With little oversight, critics argue forfeiture is misused, overused, and prone to abuse.

Disproportionate impact on minorities

Studies suggest asset forfeiture also disproportionately impacts minorities:

  • A 2020 study found Black drivers accounted for over 1/3 of cash seizures in Chicago’s O’Hare Airport, despite making up only 15% of drivers.
  • Black men were found to account for 35% of cash seizures but only make up 14% of the population in Philadelphia.
  • A national study found significant racial disparities in forfeitures, even after controlling for crime rates and demographics. The authors noted “a persistent pattern of discrimination.”

Critics argue this reflects broader racial biases in policing and the justice system.

Reform efforts

There have been some efforts at the state and federal level to reform forfeiture laws and add protections:

  • Some states now require a criminal conviction before assets can be forfeited.
  • Others have raised the legal standard for seizures, or limited how agencies can use forfeiture proceeds.
  • There are also calls for more data collection, reporting requirements, and community oversight.
  • On the federal level, there have been proposals to limit “equitable sharing” payments where local and state police collaborate with federal agencies.

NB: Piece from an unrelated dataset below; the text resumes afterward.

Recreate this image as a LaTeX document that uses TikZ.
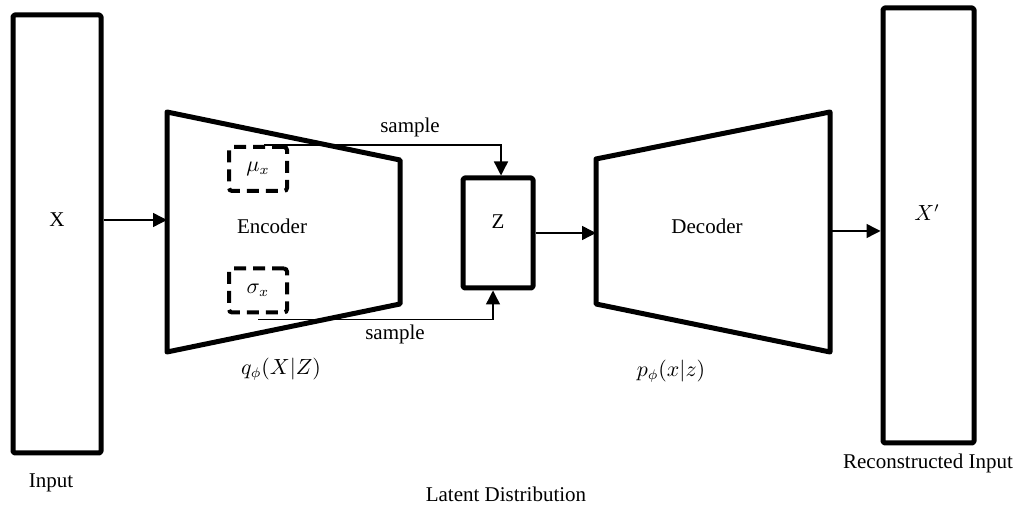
\documentclass[tikz,border=0pt]{standalone}
\usepackage{fontspec}
\setmainfont{Liberation Serif}
\usetikzlibrary{arrows.meta}
\begin{document}
\begin{tikzpicture}[x=0.5pt,y=-0.5pt,
  thickbox/.style={draw, line width=2.5pt, line join=round, rounded corners=0.8pt, inner sep=0pt},
  trap/.style={draw, line width=2.5pt, line join=round},
  dashbox/.style={draw, line width=2pt, dash pattern=on 6pt off 3.5pt, rounded corners=1.5pt,
    minimum width=29pt, minimum height=22pt, inner sep=0pt},
  link/.style={line width=0.7pt, -{Triangle[length=7pt,width=7pt]}},
  lbl/.style={inner sep=0pt, font=\fontsize{10.5}{12.6}\selectfont}]
\useasboundingbox (0,0) rectangle (1021,506);

% input and output columns, latent box
\node[thickbox, minimum width=44pt, minimum height=219pt] (inbox) at (57,234) {};
\node[thickbox, minimum width=35pt, minimum height=55pt] (zbox) at (498,233) {};
\node[thickbox, minimum width=45.5pt, minimum height=217.5pt] (outbox) at (928.5,225.5) {};

% encoder and decoder trapezoids
\draw[trap] (167,112) -- (400,160) -- (400,304) -- (167,352) -- cycle;
\draw[trap] (596,159) -- (830,112) -- (830,352) -- (596,304) -- cycle;
\coordinate (encL) at (167,220);
\coordinate (decL) at (596,233);
\coordinate (decR) at (830,231);

% mean and deviation boxes
\node[dashbox, lbl] (mu) at (258,169) {$\mu_x$};
\node[dashbox, lbl] (sig) at (258,290.5) {$\sigma_x$};

% labels
\node[lbl] (xlbl) at (57,220) {X};
\node[lbl] (zlbl) at (498,222) {Z};
\node[lbl] (xplbl) at (927,213) {$X'$};
\node[lbl] (enc) at (272,226) {Encoder};
\node[lbl] (dec) at (707,226) {Decoder};
\node[lbl] (q) at (281,369) {$q_\phi(X|Z)$};
\node[lbl] (p) at (671,371) {$p_\phi(x|z)$};
\node[lbl] (inlbl) at (51,483) {Input};
\node[lbl] (outlbl) at (928,463) {Reconstructed Input};
\node[lbl] (latlbl) at (506,494) {Latent Distribution};
\node[lbl] (s1) at (410,127) {sample};
\node[lbl] (s2) at (395,334) {sample};

% connectors
\draw[link] (inbox.east |- encL) -- (encL);
\draw[link] (zbox.east |- decL) -- (decL);
\draw[link] (decR) -- (decR -| outbox.west);
\draw[link] ([xshift=3pt]mu.north) -| ([xshift=1.5pt]zbox.north);
\draw[link] ([yshift=-2.5pt]sig.south) -| ([xshift=-2.5pt]zbox.south);
\end{tikzpicture}
\end{document}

But many critics argue reforms haven’t gone far enough. Meaningful change will require lawmakers to closely examine how forfeiture is used and develop stronger protections for property rights.

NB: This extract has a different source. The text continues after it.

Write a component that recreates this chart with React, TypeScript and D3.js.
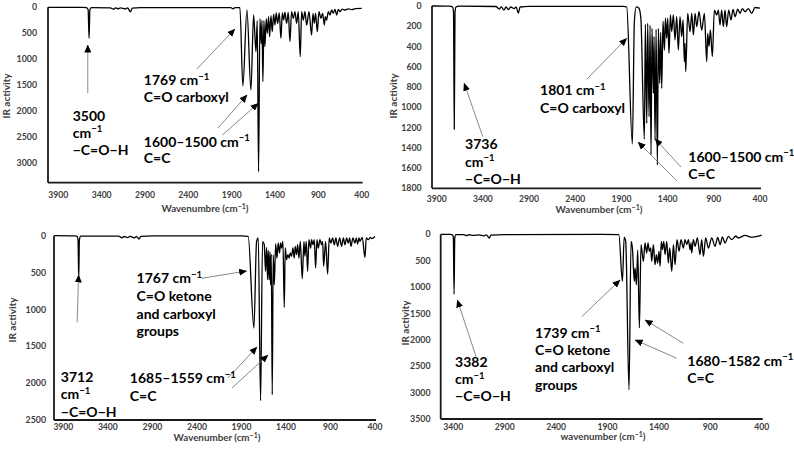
import React from 'react';
import * as d3 from 'd3';

type Pt = [number, number];

// ---------- DATA (wavenumber cm-1, IR activity) ----------
const p1Spectrum: Pt[] = [
  [4019,0],[3620,2],[3575,6],[3556,45],[3545,598],[3536,45],[3518,8],[3300,10],[3262,38],[3240,10],[3205,30],[3185,10],[3125,30],[3100,12],[3068,88],[3048,14],[2950,5],[1910,5],[1883,28],[1862,6],[1805,6],
  [1771,1519],[1724,50],[1678,1597],[1647,149],[1620,856],[1605,260],[1590,3173],[1574,220],[1559,700],[1550,250],[1540,1436],[1528,260],[1517,760],[1501,220],[1490,503],[1474,180],[1463,567],[1447,160],[1432,470],[1416,130],[1401,342],[1386,110],[1370,309],[1351,110],[1332,599],[1316,110],[1301,245],[1286,100],[1266,309],[1247,100],[1228,663],[1209,84],[1189,213],[1170,84],[1151,309],[1132,84],[1109,953],[1093,84],[1074,245],[1055,84],[1035,342],[1008,84],[978,535],[962,116],[947,309],[932,116],[912,470],[893,84],[870,213],[851,116],[831,342],[820,180],[805,245],[785,84],[766,149],[747,52],[728,116],[708,40],[689,149],[670,40],[651,84],[624,35],[593,52],[554,30],[516,45],[470,25],[400,20]
];
const p2Spectrum: Pt[] = [
  [3951,0],[3760,2],[3728,10],[3718,60],[3710,1217],[3702,60],[3690,8],[3660,2],[3260,5],[3222,30],[3200,8],[3172,40],[3150,10],[3122,35],[3100,10],[3062,25],[3040,10],[3016,70],[2998,10],[2900,3],[1880,3],[1843,10],
  [1782,1363],[1760,150],[1740,8],[1712,20],[1690,120],[1652,1316],[1641,180],[1626,1158],[1616,170],[1601,1093],[1590,190],[1580,1471],[1569,220],[1554,862],[1547,300],[1536,1323],[1525,230],[1511,1570],[1500,220],[1486,764],[1475,260],[1464,813],[1450,150],[1435,435],[1424,120],[1410,319],[1399,120],[1385,467],[1370,89],[1356,253],[1338,89],[1320,336],[1302,105],[1284,435],[1266,105],[1248,303],[1233,138],[1219,550],[1212,369],[1204,648],[1183,72],[1157,253],[1139,72],[1121,286],[1103,72],[1085,204],[1060,56],[1031,237],[1002,72],[977,550],[966,270],[952,401],[937,237],[916,500],[894,40],[869,89],[851,40],[833,188],[815,40],[797,204],[779,40],[761,204],[739,40],[714,138],[692,33],[670,105],[641,30],[616,72],[591,25],[562,56],[526,25],[490,72],[454,15],[400,20]
];
const p3Spectrum: Pt[] = [
  [4005,0],[3770,3],[3745,8],[3735,60],[3727,575],[3720,60],[3708,5],[3280,5],[3240,30],[3220,8],[3180,25],[3150,8],[3100,30],[3080,10],[3050,45],[3030,10],[2900,3],[1900,3],[1824,10],
  [1760,1252],[1730,76],[1711,31],[1685,2238],[1663,80],[1644,120],[1629,483],[1618,160],[1606,597],[1599,200],[1588,600],[1580,220],[1573,664],[1565,250],[1554,2157],[1543,260],[1531,664],[1516,110],[1501,303],[1487,99],[1472,235],[1460,99],[1449,167],[1434,76],[1419,972],[1408,167],[1393,325],[1378,257],[1363,303],[1352,235],[1337,280],[1322,167],[1307,303],[1296,144],[1281,257],[1269,122],[1254,303],[1239,76],[1217,583],[1198,76],[1187,280],[1172,76],[1157,483],[1142,54],[1123,167],[1112,54],[1097,122],[1082,54],[1067,438],[1052,54],[1037,167],[1018,54],[1000,122],[988,76],[977,416],[955,76],[932,520],[914,31],[895,99],[876,31],[857,122],[839,31],[820,144],[797,31],[775,144],[756,31],[737,122],[719,31],[700,99],[685,31],[670,144],[648,31],[625,99],[610,31],[595,113],[580,31],[569,76],[543,22],[513,294],[498,31],[475,54],[453,22],[438,40],[400,10]
];
const p4Spectrum: Pt[] = [
  [3523,0],[3430,3],[3408,10],[3400,60],[3393,1136],[3386,60],[3375,8],[3300,8],[3270,25],[3250,8],[3200,20],[3150,10],[3100,30],[3080,10],[3050,70],[3035,15],[2900,5],[1950,3],[1790,8],
  [1755,891],[1738,60],[1723,133],[1691,2943],[1671,133],[1658,260],[1639,891],[1632,638],[1619,954],[1606,300],[1590,1775],[1574,196],[1551,512],[1535,165],[1519,354],[1506,165],[1493,323],[1480,260],[1470,512],[1454,196],[1438,575],[1425,386],[1412,544],[1399,323],[1389,607],[1376,133],[1366,291],[1353,133],[1340,386],[1324,133],[1308,544],[1295,260],[1275,701],[1259,196],[1243,575],[1224,102],[1204,323],[1185,102],[1162,260],[1146,102],[1129,196],[1113,102],[1097,291],[1087,165],[1081,354],[1065,102],[1048,228],[1026,70],[1000,386],[984,102],[967,417],[945,70],[919,260],[886,70],[854,228],[828,57],[805,196],[782,50],[757,165],[724,38],[692,102],[653,32],[627,70],[562,20],[497,55],[400,15]
];

const xTicksA = [3900, 3400, 2900, 2400, 1900, 1400, 900, 400];
const xTicksB = [3400, 2900, 2400, 1900, 1400, 900, 400];
const p1YTicks = [0, 500, 1000, 1500, 2000, 2500, 3000];
const p2YTicks = [0, 200, 400, 600, 800, 1000, 1200, 1400, 1600, 1800];
const p3YTicks = [0, 500, 1000, 1500, 2000, 2500];
const p4YTicks = [0, 500, 1000, 1500, 2000, 2500, 3000, 3500];

const xTitles = ['Wavenumbre (cm^−1^)', 'Wavenumber (cm^−1^)', 'Wavenumber (cm^−1^)', 'wavenumber (cm^−1^)'];
const yTitle = 'IR activity';

// annotations: text anchor and arrows in data coordinates
const p1Notes = [
  { lines: ['3500', 'cm^−1', '−C=O−H'], at: [3734, 2195] as Pt },
  { lines: ['1769 cm^−1', 'C=O carboxyl'], at: [2914, 1500] as Pt },
  { lines: ['1600–1500 cm^−1', 'C=C'], at: [2914, 2691] as Pt },
];
const p1Arrows: [Pt, Pt][] = [
  [[3560, 1654], [3560, 728]],
  [[2302, 1191], [1863, 419]],
  [[2057, 2330], [1722, 1693]],
  [[2006, 2465], [1594, 1853]],
];
const p2Notes = [
  { lines: ['3736', 'cm^−1', '−C=O−H'], at: [3593, 1412] as Pt },
  { lines: ['1801 cm^−1', 'C=O carboxyl'], at: [2781, 879] as Pt },
  { lines: ['1600–1500 cm^−1', 'C=C'], at: [1176, 1537] as Pt },
];
const p2Arrows: [Pt, Pt][] = [
  [[3401, 1290], [3603, 763]],
  [[2276, 724], [1843, 319]],
  [[1298, 1728], [1720, 1343]],
  [[1255, 1589], [1536, 1313]],
];
const p3Notes = [
  { lines: ['3712', 'cm^−1', '−C=O−H'], at: [3928, 1981] as Pt },
  { lines: ['1767 cm^−1', 'C=O ketone', 'and carboxyl', 'groups'], at: [3078, 646] as Pt },
  { lines: ['1685–1559 cm^−1', 'C=C'], at: [3153, 2003] as Pt },
];
const p3Arrows: [Pt, Pt][] = [
  [[3745, 1175], [3729, 533]],
  [[2347, 578], [1842, 479]],
  [[2052, 1931], [1726, 1510]],
  [[2007, 2067], [1602, 1618]],
];
const p4Notes = [
  { lines: ['3382', 'cm^−1', '−C=O−H'], at: [3383, 2508] as Pt },
  { lines: ['1739 cm^−1', 'C=O ketone', 'and carboxyl', 'groups'], at: [2605, 1958] as Pt },
  { lines: ['1680–1582 cm^−1', 'C=C'], at: [1124, 2489] as Pt },
];
const p4Arrows: [Pt, Pt][] = [
  [[3179, 2318], [3361, 1244]],
  [[2151, 1561], [1778, 866]],
  [[1227, 2348], [1632, 2002]],
  [[1163, 2064], [1535, 1623]],
];

// ---------- LAYOUT ----------
const panels = [
  { spectrum: p1Spectrum, xDomain: [4019, 400], yDomain: [0, 3386], xTicks: xTicksA, yTicks: p1YTicks,
    box: { l: 48, r: 361.7, t: 7.3, b: 182.7 }, yTickX: 37, xTickY: 195, xTitleAt: [205, 212], yTitleAt: [6.5, 96],
    title: xTitles[0], notes: p1Notes, arrows: p1Arrows, noteGap: 16.8 },
  { spectrum: p2Spectrum, xDomain: [3951, 400], yDomain: [0, 1800], xTicks: xTicksA, yTicks: p2YTicks,
    box: { l: 432, r: 760, t: 6, b: 188.3 }, yTickX: 421.7, xTickY: 198.5, xTitleAt: [599, 213], yTitleAt: [393, 96],
    title: xTitles[1], notes: p2Notes, arrows: p2Arrows, noteGap: 17.7 },
  { spectrum: p3Spectrum, xDomain: [4005, 400], yDomain: [0, 2500], xTicks: xTicksA, yTicks: p3YTicks,
    box: { l: 54, r: 375, t: 235.7, b: 420 }, yTickX: 46, xTickY: 426.5, xTitleAt: [217, 440.8], yTitleAt: [12.5, 320],
    title: xTitles[2], notes: p3Notes, arrows: p3Arrows, noteGap: 17.7 },
  { spectrum: p4Spectrum, xDomain: [3523, 400], yDomain: [0, 3500], xTicks: xTicksB, yTicks: p4YTicks,
    box: { l: 440.7, r: 761.7, t: 234.3, b: 419 }, yTickX: 430.5, xTickY: 426.5, xTitleAt: [603, 440.3], yTitleAt: [405, 323],
    title: xTitles[3], notes: p4Notes, arrows: p4Arrows, noteGap: 17.4 },
];

const FONT = 'Lato, "Open Sans", sans-serif';

function RichText({ text, supSize, shift }: { text: string; supSize: number; shift: number }) {
  const parts = text.split('^');
  const out: React.ReactNode[] = [];
  let raised = false;
  parts.forEach((p, i) => {
    if (p === '') { if (i % 2 === 1) raised = false; return; }
    if (i % 2 === 1) {
      out.push(<tspan key={i} dy={-shift} fontSize={supSize}>{p}</tspan>);
      raised = true;
    } else {
      out.push(<tspan key={i} dy={raised ? shift : 0}>{p}</tspan>);
      raised = false;
    }
  });
  return <>{out}</>;
}

function Panel({ cfg }: { cfg: typeof panels[number] }) {
  const { box } = cfg;
  const sx = d3.scaleLinear().domain(cfg.xDomain).range([box.l, box.r]);
  const sy = d3.scaleLinear().domain(cfg.yDomain).range([box.t, box.b]);
  const line = d3.line<Pt>().x(d => sx(d[0])).y(d => sy(d[1])).curve(d3.curveMonotoneX);
  return (
    <g>
      {cfg.yTicks.map(t => (
        <text key={'y' + t} x={cfg.yTickX} y={sy(t)} dy="0.35em" textAnchor="end" fontFamily={FONT}
          fontWeight={700} fontSize={8.8} fill="#404040">{t}</text>
      ))}
      {cfg.xTicks.map(t => (
        <text key={'x' + t} x={sx(t)} y={cfg.xTickY} dy="0.35em" textAnchor="middle" fontFamily={FONT}
          fontWeight={700} fontSize={8.6} fill="#404040">{t}</text>
      ))}
      <text x={cfg.xTitleAt[0]} y={cfg.xTitleAt[1]} dy="0.35em" textAnchor="middle" fontFamily={FONT}
        fontWeight={700} fontSize={9.8} fill="#404040">
        <RichText text={cfg.title} supSize={7} shift={3.2} />
      </text>
      <text transform={`translate(${cfg.yTitleAt[0]},${cfg.yTitleAt[1]}) rotate(-90)`} dy="0.35em" textAnchor="middle"
        fontFamily={FONT} fontWeight={700} fontSize={10} fill="#404040">{yTitle}</text>
      <path d={line(cfg.spectrum) || ''} fill="none" stroke="#000" strokeWidth={1.3} strokeLinejoin="round" />
      <line x1={box.l} x2={box.l} y1={box.t} y2={box.b} stroke="#1a1a1a" strokeWidth={1.8} />
      <line x1={box.l} x2={box.r + 1} y1={box.b} y2={box.b} stroke="#1a1a1a" strokeWidth={1.8} />
      {cfg.arrows.map((a, i) => (
        <line key={'a' + i} x1={sx(a[0][0])} y1={sy(a[0][1])} x2={sx(a[1][0])} y2={sy(a[1][1])}
          stroke="#7a7a7a" strokeWidth={0.9} markerEnd="url(#ah)" />
      ))}
      {cfg.notes.map((n, i) => (
        <text key={'n' + i} fontFamily={FONT} fontWeight={700} fontSize={14} fill="#000">
          {n.lines.map((ln, j) => (
            <tspan key={j} x={sx(n.at[0])} y={sy(n.at[1]) + j * cfg.noteGap}>
              <RichText text={ln} supSize={9.5} shift={5.5} />
            </tspan>
          ))}
        </text>
      ))}
    </g>
  );
}

export default function App() {
  return (
    <svg width={794} height={457} style={{ position: 'absolute', left: 0, top: 0 }}>
      <defs>
        <marker id="ah" markerUnits="userSpaceOnUse" markerWidth={8} markerHeight={7} refX={7.5} refY={3.5} orient="auto">
          <path d="M0,0 L8,3.5 L0,7 z" fill="#000" />
        </marker>
      </defs>
      <rect width={794} height={457} fill="#fff" />
      {panels.map((p, i) => <Panel key={i} cfg={p} />)}
    </svg>
  );
}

The impact on low income communities

Asset forfeiture, especially civil forfeiture, raises serious civil liberties concerns. While further study is needed, available evidence suggests it disproportionately ensnares those most vulnerable and least able to fight back. Losing property can be devastating for low income families. Reform advocates argue the practice must be reined in with stronger oversight and protections to prevent abuse.

Police and district attorneys argue asset forfeiture is an important tool for disrupting organized crime by targeting illicit proceeds. But there are real concerns about overuse and abuse, lack of transparency, and harm to poor communities. With reform, perhaps asset forfeiture could be made fairer and more accountable. But as things stand, it seems poised to remain controversial.